Near-field communications (NFC) smart labels, by contrast, need no specialized reader. These can establish radio communication with smartphones in close proximity, allowing for the exchange of all sorts information. “We supply smart tags on bus shelters right across the world, with over 100,000 units so far in use worldwide” explains Kavanagh, “so it enables the customer to scan the QR code that’s on the bus stop. That QR code directs them to a site with information about when the next bus is coming and details about offers in that area. Each bus stop had a unique printed code and the information displayed can be localized to that exact location. For example, a specific bus stop can be displaying advertisements about retail units within a 10 metre radius of that bus stop.”

Given how important the various types of labels are to automation—an error in one can back up an entire system—it’s not surprising that System Label’s quality control is exacting. “At every stage in the process our production is cross-checked by a team leader to ensure quality,” says Kavanagh. Audits are an important part of this, both from organizations that set the standards for production and the Company’s customers.

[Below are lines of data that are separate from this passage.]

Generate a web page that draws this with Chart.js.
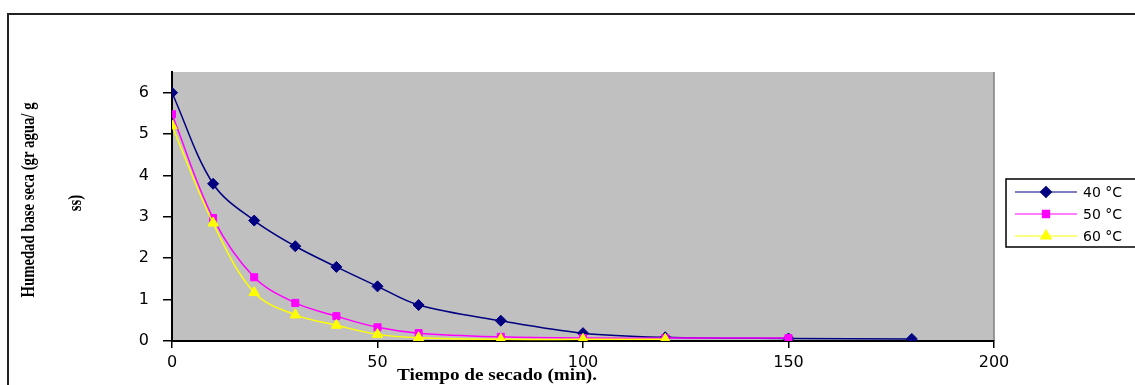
<!DOCTYPE html>
<html>
<head>
<meta charset="utf-8">
<script src="https://cdn.jsdelivr.net/npm/chart.js@4.4.0/dist/chart.umd.min.js"></script>
<style>
  html, body { margin: 0; padding: 0; background: #fff; }
  #wrap { width: 1135px; height: 385px; }
</style>
</head>
<body>
<div id="wrap"><canvas id="chart" width="1135" height="385"></canvas></div>
<script>
// Tiempo de secado (min) y humedad base seca por temperatura
const seriesLabels = ['40 °C', '50 °C', '60 °C'];
const time40 = [0, 10, 20, 30, 40, 50, 60, 80, 100, 120, 150, 180];
const hum40 = [6.0, 3.80, 2.91, 2.29, 1.79, 1.32, 0.87, 0.49, 0.19, 0.09, 0.06, 0.05];
const time50 = [0, 10, 20, 30, 40, 50, 60, 80, 100, 120, 150];
const hum50 = [5.48, 2.97, 1.54, 0.92, 0.60, 0.33, 0.19, 0.10, 0.07, 0.07, 0.07];
const time60 = [0, 10, 20, 30, 40, 50, 60, 80, 100, 120];
const hum60 = [5.2, 2.85, 1.17, 0.63, 0.38, 0.16, 0.08, 0.04, 0.04, 0.04];
const xTicks = [0, 50, 100, 150, 200];
const yTicks = [0, 1, 2, 3, 4, 5, 6];

const yTitle = ['Humedad base seca (gr agua/ g', 'ss)'];
const xTitle = 'Tiempo de secado (min).';

function toPoints(xs, ys) {
    return xs.map((x, i) => ({ x: x, y: ys[i] }));
}

const colors = ['#000080', '#ff00ff', '#ffff00'];
const markers = ['rectRot', 'rect', 'triangle'];
const markerSize = [5.5, 5, 6];

const frame = {
    id: 'frame',
    beforeDraw(chart) {
        const ctx = chart.ctx;
        const a = chart.chartArea;
        ctx.save();
        ctx.strokeStyle = '#222';
        ctx.lineWidth = 2;
        ctx.strokeRect(8, 14, 1300, 600);
        ctx.fillStyle = '#c0c0c0';
        ctx.fillRect(a.left, a.top, a.right - a.left, a.bottom - a.top);
        ctx.strokeStyle = '#808080';
        ctx.lineWidth = 1.5;
        ctx.beginPath();
        ctx.moveTo(a.right, a.top);
        ctx.lineTo(a.right, a.bottom);
        ctx.stroke();
        ctx.restore();
    },
    afterDraw(chart) {
        const ctx = chart.ctx;
        ctx.save();
        ctx.fillStyle = '#000';

        // titulo eje y, rotado
        ctx.font = 'bold 18px "Liberation Serif"';
        ctx.textAlign = 'center';
        ctx.textBaseline = 'alphabetic';
        const w0 = ctx.measureText(yTitle[0]).width;
        const sx = 195 / w0;
        [[yTitle[0], 34, 200], [yTitle[1], 81, 203]].forEach(([t, x, y]) => {
            ctx.save();
            ctx.translate(x, y);
            ctx.rotate(-Math.PI / 2);
            ctx.scale(sx, 1);
            ctx.fillText(t, 0, 0);
            ctx.restore();
        });

        // titulo eje x
        ctx.font = 'bold 16px "Liberation Serif"';
        const wx = ctx.measureText(xTitle).width;
        ctx.save();
        ctx.translate(497, 380);
        ctx.scale(200 / wx, 1);
        ctx.fillText(xTitle, 0, 0);
        ctx.restore();

        // leyenda
        ctx.strokeStyle = '#000';
        ctx.lineWidth = 1.5;
        ctx.strokeRect(1006, 179, 200, 68);
        ctx.font = '14px "DejaVu Sans"';
        ctx.textAlign = 'left';
        ctx.textBaseline = 'middle';
        const rows = [192, 214, 236];
        chart.data.datasets.forEach((ds, i) => {
            const y = rows[i];
            ctx.strokeStyle = ds.borderColor;
            ctx.fillStyle = ds.borderColor;
            ctx.lineWidth = 1.2;
            ctx.beginPath();
            ctx.moveTo(1015, y);
            ctx.lineTo(1077, y);
            ctx.stroke();
            Chart.helpers.drawPoint(ctx, {
                pointStyle: ds.pointStyle,
                radius: ds.pointRadius,
                rotation: 0,
                borderWidth: 1
            }, 1046, y);
            ctx.fillStyle = '#000';
            ctx.fillText(ds.label, 1083, y + 1);
        });
        ctx.restore();
    }
};

function makeSet(i, xs, ys) {
    return {
        label: seriesLabels[i],
        data: toPoints(xs, ys),
        showLine: true,
        tension: 0.35,
        borderColor: colors[i],
        backgroundColor: colors[i],
        borderWidth: 1.5,
        pointStyle: markers[i],
        pointRadius: markerSize[i],
        pointBorderWidth: 1,
        pointBorderColor: colors[i],
        pointBackgroundColor: colors[i],
        order: 3 - i
    };
}

new Chart(document.getElementById('chart'), {
    type: 'scatter',
    data: {
        datasets: [
            makeSet(0, time40, hum40),
            makeSet(1, time50, hum50),
            makeSet(2, time60, hum60)
        ]
    },
    options: {
        responsive: false,
        animation: false,
        layout: { padding: { top: 72, right: 141, left: 0, bottom: 0 } },
        plugins: {
            legend: { display: false },
            tooltip: { enabled: false }
        },
        scales: {
            x: {
                type: 'linear',
                min: 0,
                max: 200,
                afterBuildTicks: s => { s.ticks = xTicks.map(v => ({ value: v })); },
                afterFit: s => { s.height = 44; },
                border: { color: '#000', width: 2 },
                grid: { drawOnChartArea: false, color: '#000', tickLength: 7, lineWidth: 1.5 },
                ticks: {
                    color: '#000',
                    padding: 5,
                    maxRotation: 0,
                    font: { family: '"DejaVu Sans"', size: 16 }
                }
            },
            y: {
                min: 0,
                max: 6.5,
                afterBuildTicks: s => { s.ticks = yTicks.map(v => ({ value: v })); },
                afterFit: s => { s.width = 172; },
                border: { color: '#000', width: 2 },
                grid: { drawOnChartArea: false, color: '#000', tickLength: 9, lineWidth: 1.5 },
                ticks: {
                    color: '#000',
                    padding: 14,
                    font: { family: '"DejaVu Sans"', size: 16 }
                }
            }
        }
    },
    plugins: [frame]
});
</script>
</body>
</html>
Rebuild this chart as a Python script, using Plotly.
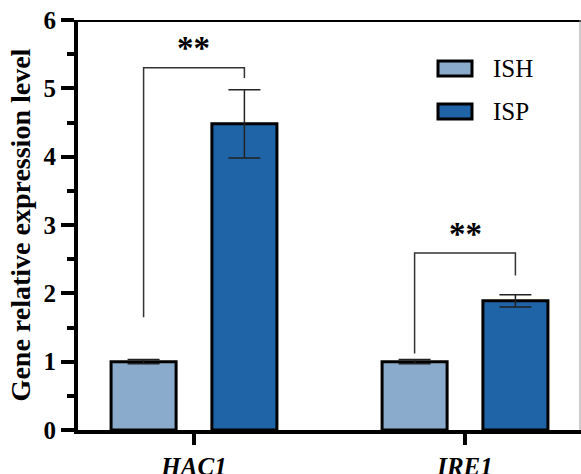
import plotly.graph_objects as go

# ---- data ----
categories = ["HAC1", "IRE1"]
tick_labels = ["<b><i>HAC1</i></b>", "<b><i>IRE1</i></b>"]
series_names = ["ISH", "ISP"]
ish_values = [1.0, 1.0]
ish_errors = [0.03, 0.03]
isp_values = [4.48, 1.89]
isp_errors = [0.50, 0.09]
sig_labels = ["**", "**"]
bracket_top = [5.30, 2.59]        # horizontal part of bracket
bracket_left_bottom = [1.65, 1.12]
bracket_right_bottom = [5.15, 2.26]
sig_label_y = [5.59, 2.87]

# ---- style ----
W, H = 581, 474
L, R, T, B = 78, 0, 20, 44
colors = ["#8aabcb", "#1f64a7"]
font = "Liberation Serif"
bargap = 0.256
bargroupgap = 0.355

pw = W - L - R
ph = H - T - B


def px_x(p):
    return (p - L) / pw


def px_y(p):
    return (H - B - p) / ph


fig = go.Figure()
for name, vals, errs, col in [
    (series_names[0], ish_values, ish_errors, colors[0]),
    (series_names[1], isp_values, isp_errors, colors[1]),
]:
    fig.add_trace(go.Bar(
        name=name, x=categories, y=vals,
        marker=dict(color=col, line=dict(color="black", width=3)),
        error_y=dict(type="data", array=errs, visible=True,
                     color="#222222", thickness=1.5, width=16),
        showlegend=False,
    ))

# significance brackets (positions derived from the group layout)
slot = (1 - bargap) / 2
off = slot / 2
for i, cat in enumerate(categories):
    xl, xr = i - off, i + off
    fig.add_shape(type="path", xref="x", yref="y",
                  path=f"M{xl},{bracket_left_bottom[i]} L{xl},{bracket_top[i]} "
                       f"L{xr},{bracket_top[i]} L{xr},{bracket_right_bottom[i]}",
                  line=dict(color="#333333", width=1.5))
    fig.add_annotation(x=i, y=sig_label_y[i], xref="x", yref="y",
                       text=f"<b>{sig_labels[i]}</b>", showarrow=False,
                       font=dict(family=font, size=33, color="black"),
                       yanchor="middle")

# frame lines at top and right
fig.add_shape(type="line", xref="paper", yref="y", x0=px_x(62), x1=px_x(W + 2),
              y0=6, y1=6, line=dict(color="black", width=4))
fig.add_shape(type="line", xref="paper", yref="y", x0=px_x(580), x1=px_x(580),
              y0=0, y1=6, line=dict(color="#9a9a9a", width=1))

# legend (swatches + labels)
leg_rows = [(61, 76, 68), (104, 119, 111.5)]
for (y0, y1, yc), name, col in zip(leg_rows, series_names, colors):
    fig.add_shape(type="rect", xref="paper", yref="paper",
                  x0=px_x(438), x1=px_x(472), y0=px_y(y1), y1=px_y(y0),
                  fillcolor=col, line=dict(color="black", width=3))
    fig.add_annotation(x=px_x(491), y=px_y(yc), xref="paper", yref="paper",
                       text=name, showarrow=False, xanchor="left", yanchor="middle",
                       font=dict(family=font, size=25, color="black"))

fig.update_layout(
    width=W, height=H,
    margin=dict(l=L, r=R, t=T, b=B, pad=0),
    paper_bgcolor="white", plot_bgcolor="white",
    barmode="group", bargap=bargap, bargroupgap=bargroupgap,
    font=dict(family=font, size=24, color="black"),
)
fig.update_xaxes(
    type="category", range=[-0.428, 1.428], automargin=False,
    tickvals=categories, ticktext=tick_labels,
    showline=True, linewidth=4, linecolor="black",
    ticks="outside", ticklen=11, tickwidth=4, tickcolor="black",
    showgrid=False, zeroline=False,
    tickfont=dict(family=font, size=25, color="black"),
)
fig.update_yaxes(
    range=[0, 6], dtick=1, tick0=0, automargin=False,
    showline=True, linewidth=4, linecolor="black",
    ticks="outside", ticklen=13, tickwidth=4, tickcolor="black",
    minor=dict(dtick=0.5, ticks="outside", ticklen=7, tickwidth=4, tickcolor="black"),
    showgrid=False, zeroline=False,
    tickfont=dict(family=font, size=25, color="black"),
    tickprefix="<b>", ticksuffix="</b>",
    title=dict(text="<b>Gene relative expression level</b>",
               font=dict(family=font, size=28, color="black"), standoff=6),
)

fig.write_html("out.html",
               config={"displayModeBar": False},
               post_script="document.body.style.margin='0';document.body.style.padding='0';")
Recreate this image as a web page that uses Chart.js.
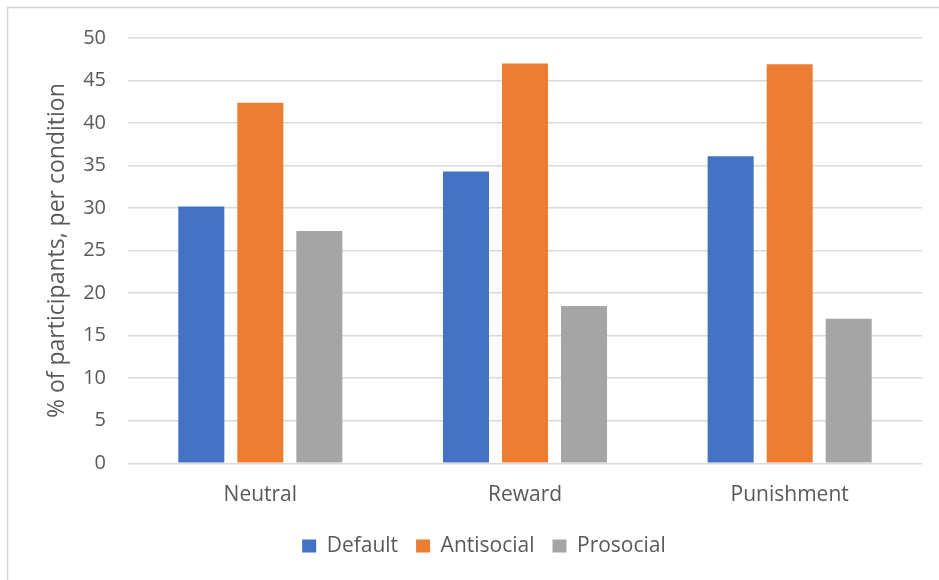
<!DOCTYPE html>
<html>
<head>
<meta charset="utf-8">
<script src="https://cdn.jsdelivr.net/npm/chart.js@4.4.1/dist/chart.umd.min.js"></script>
<style>
  html, body { margin: 0; padding: 0; background: #ffffff; }
  #wrap { width: 939px; height: 580px; }
</style>
</head>
<body>
<div id="wrap"><canvas id="chart" width="939" height="580"></canvas></div>
<script>
// Conditions and the share of participants choosing each option
const categories = ['Neutral', 'Reward', 'Punishment'];
const seriesNames = ['Default', 'Antisocial', 'Prosocial'];
const defaultValues = [30.2, 34.3, 36.1];
const antisocialValues = [42.4, 47.0, 46.9];
const prosocialValues = [27.3, 18.5, 17.0];
const seriesColors = ['#4472C4', '#ED7D31', '#A5A5A5'];
const yTicks = [0, 5, 10, 15, 20, 25, 30, 35, 40, 45, 50];

const textColor = '#595959';
const fontFamily = '"Open Sans", "Noto Sans", sans-serif';

// Thin frame around the whole chart
const framePlugin = {
  id: 'frame',
  beforeDraw(chart) {
    const ctx = chart.ctx;
    ctx.save();
    ctx.fillStyle = '#ffffff';
    ctx.fillRect(0, 0, chart.width, chart.height);
    ctx.strokeStyle = '#d4d4d4';
    ctx.lineWidth = 1.5;
    ctx.strokeRect(7.5, 7.5, chart.width + 20, chart.height + 20);
    ctx.restore();
  }
};

// Shift the legend row so it sits a little right of centre
const legendShift = {
  id: 'legendShift',
  afterLayout(chart) {
    if (chart.legend) {
      chart.legend.left += 19;
      chart.legend.right += 19;
    }
  }
};

const valueLists = [defaultValues, antisocialValues, prosocialValues];

new Chart(document.getElementById('chart'), {
  type: 'bar',
  data: {
    labels: categories,
    datasets: seriesNames.map((name, i) => ({
      label: name,
      data: valueLists[i],
      backgroundColor: seriesColors[i],
      borderWidth: 0,
      categoryPercentage: 0.669,
      barPercentage: 0.78
    }))
  },
  options: {
    responsive: false,
    animation: false,
    layout: { padding: { left: 8, right: 17, top: 38, bottom: 13.5 } },
    plugins: {
      tooltip: { enabled: false },
      legend: {
        position: 'bottom',
        labels: {
          color: textColor,
          font: { family: fontFamily, size: 21 },
          boxWidth: 14,
          boxHeight: 13,
          padding: 18
        }
      }
    },
    scales: {
      x: {
        grid: { display: false, drawTicks: false },
        border: { display: false },
        ticks: {
          color: textColor,
          font: { family: fontFamily, size: 21 },
          padding: 19
        },
        afterFit(scale) { scale.height = 54.2; }
      },
      y: {
        min: 0,
        max: 50,
        afterBuildTicks(scale) { scale.ticks = yTicks.map(v => ({ value: v })); },
        grid: { color: '#d9d9d9', lineWidth: 1.5, drawTicks: false },
        border: { display: false },
        ticks: {
          color: textColor,
          font: { family: fontFamily, size: 20 },
          padding: 22
        },
        title: {
          display: true,
          text: '% of participants, per condition',
          color: textColor,
          font: { family: fontFamily, size: 23 },
          padding: { top: 36, bottom: 0 }
        },
        afterFit(scale) { scale.width = 120; }
      }
    }
  },
  plugins: [framePlugin, legendShift]
});
</script>
</body>
</html>
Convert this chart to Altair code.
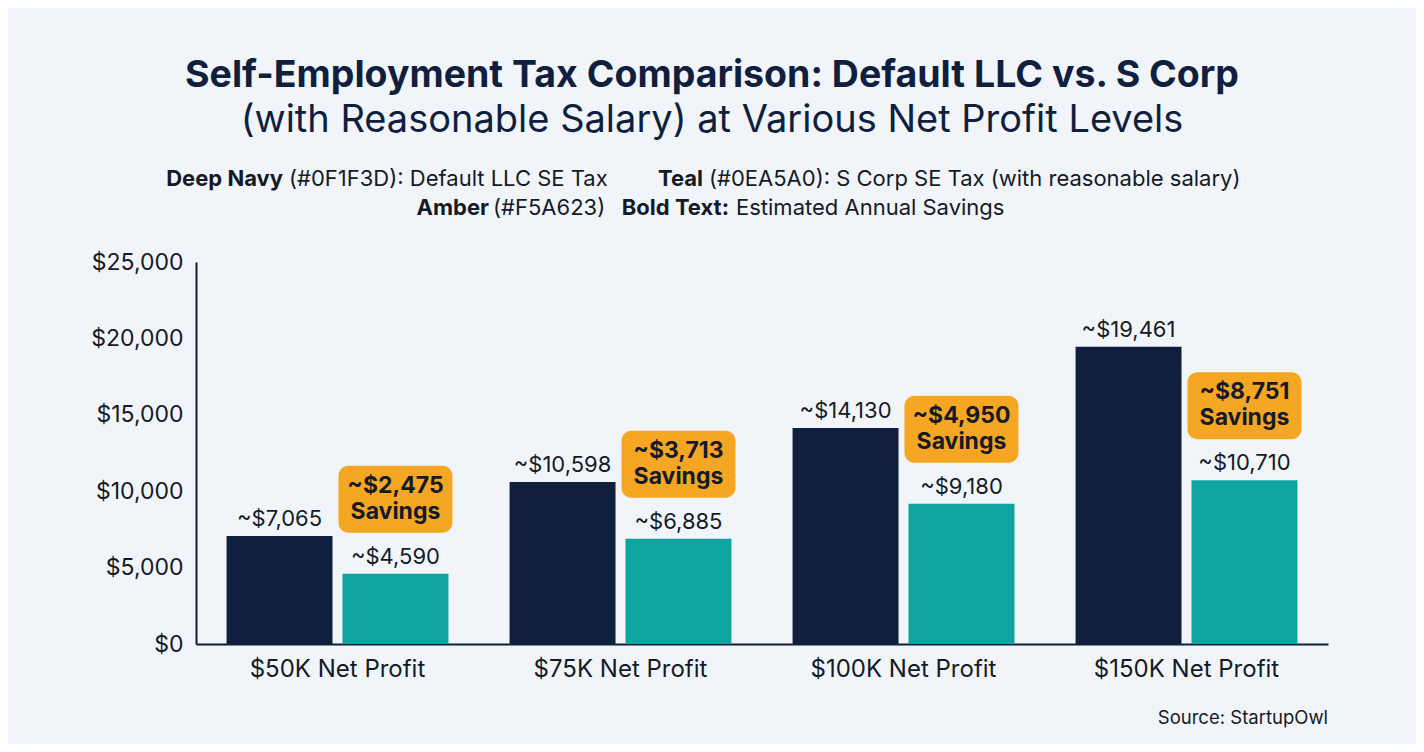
import altair as alt
import pandas as pd

categories = ["$50K Net Profit", "$75K Net Profit", "$100K Net Profit", "$150K Net Profit"]
series = ["Default LLC SE Tax", "S Corp SE Tax"]
llc_tax = [7065, 10598, 14130, 19461]
scorp_tax = [4590, 6885, 9180, 10710]
savings = [2475, 3713, 4950, 8751]
y_ticks = [0, 5000, 10000, 15000, 20000, 25000]

NAVY = "#0F1F3D"
TEAL = "#0EA5A0"
AMBER = "#F5A623"
BG = "#F1F5F9"
INK = "#141a26"
FONT = "Inter"

rows = []
for c, a, b in zip(categories, llc_tax, scorp_tax):
    rows.append({"category": c, "series": series[0], "value": a, "label": f"~${a:,}"})
    rows.append({"category": c, "series": series[1], "value": b, "label": f"~${b:,}"})
df_long = pd.DataFrame(rows)

df_sav = pd.DataFrame({
    "category": categories,
    "series": [series[1]] * len(categories),
    "value": scorp_tax,
    "sav_label": [f"~${s:,}\nSavings" for s in savings],
})

x_enc = alt.X(
    "category:N", sort=categories, title=None,
    scale=alt.Scale(paddingInner=0.216, paddingOuter=0.108),
    axis=alt.Axis(labelAngle=0, labelFontSize=24, labelPadding=13, ticks=False, labelLimit=0,
                  domainColor=NAVY, domainWidth=2, labelColor=INK, labelFont=FONT),
)
xo_enc = alt.XOffset("series:N", sort=series,
                     scale=alt.Scale(domain=series, paddingInner=0.086, paddingOuter=0))
y_enc = alt.Y(
    "value:Q", title=None,
    scale=alt.Scale(domain=[0, 25000], nice=False),
    axis=alt.Axis(values=y_ticks, format="$,.0f", labelFontSize=23, labelPadding=13,
                  ticks=False, grid=False, domainColor=NAVY, domainWidth=2,
                  labelColor=INK, labelFont=FONT),
)

bars = alt.Chart(df_long).mark_bar().encode(
    x=x_enc, xOffset=xo_enc, y=y_enc,
    color=alt.Color("series:N", scale=alt.Scale(domain=series, range=[NAVY, TEAL]), legend=None),
)

val_labels = alt.Chart(df_long).mark_text(
    baseline="alphabetic", dy=-10, fontSize=22, font=FONT, color=INK
).encode(x=x_enc, xOffset=xo_enc, y=y_enc, text="label:N")

boxes = alt.Chart(df_sav).mark_bar(
    width=114, cornerRadius=10, color=AMBER, yOffset=-108, y2Offset=-41
).encode(x=x_enc, xOffset=xo_enc, y=y_enc, y2="value:Q")

box_text = alt.Chart(df_sav).mark_text(
    baseline="middle", align="center", yOffset=-88, fontSize=23, fontWeight="bold",
    font=FONT, color=INK, lineBreak="\n", lineHeight=26,
).encode(x=x_enc, xOffset=xo_enc, y=y_enc, text="sav_label:N")


def note(text, x, y, size, weight="normal", align="center", color=INK, baseline="alphabetic"):
    return alt.Chart(pd.DataFrame({"t": [text]})).mark_text(
        fontSize=size, fontWeight=weight, align=align, baseline=baseline,
        font=FONT, color=color,
    ).encode(x=alt.value(x), y=alt.value(y), text="t:N")


notes = [
    note("Self-Employment Tax Comparison: Default LLC vs. S Corp", 516, -175, 37.5, "bold", color=NAVY),
    note("(with Reasonable Salary) at Various Net Profit Levels", 516, -130, 38, "normal", color=NAVY),
    note("Deep Navy", 87, -76, 22, "bold", "right"),
    note("(#0F1F3D): Default LLC SE Tax", 93, -76, 22, "normal", "left"),
    note("Teal", 507, -76, 22, "bold", "right"),
    note("(#0EA5A0): S Corp SE Tax (with reasonable salary)", 513, -76, 22, "normal", "left"),
    note("Amber", 293, -47, 22, "bold", "right"),
    note("(#F5A623)", 297, -47, 22, "normal", "left"),
    note("Bold Text:", 533, -47, 22, "bold", "right"),
    note("Estimated Annual Savings", 540, -47, 22, "normal", "left"),
    note("Source: StartupOwl", 1132, 456, 18.5, "normal", "right", baseline="middle"),
]

chart = alt.layer(bars, val_labels, boxes, box_text, *notes).properties(
    width=1132, height=382,
    autosize=alt.AutoSizeParams(type="none"),
    padding={"left": 188, "top": 254, "right": 88, "bottom": 100},
    background=BG,
).configure_view(stroke=None)

chart.save("out.html", embed_options={"renderer": "svg", "actions": False})
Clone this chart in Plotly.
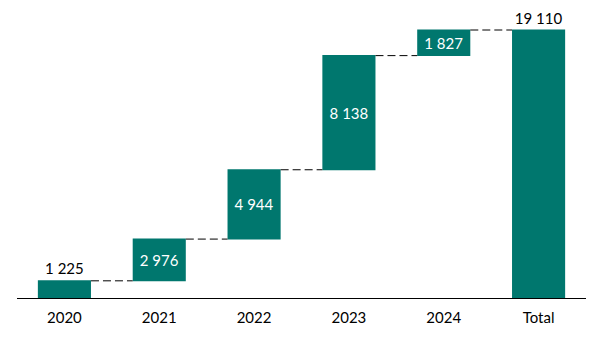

Among System Label’s customers are some of industry’s largest multinational corporations, but Kavanagh says that SMEs that need such exacting tech also rely on System Label. “We appeal to medium sized companies because of the vast range of our offering and competitive pricing. Companies like to be able to find one supplier who can manage all their labeling requirements. System Label has this ability and as we have Designers and Quality Engineers onsite this allows us to alter design and specifications to suit our customers’ requirements.”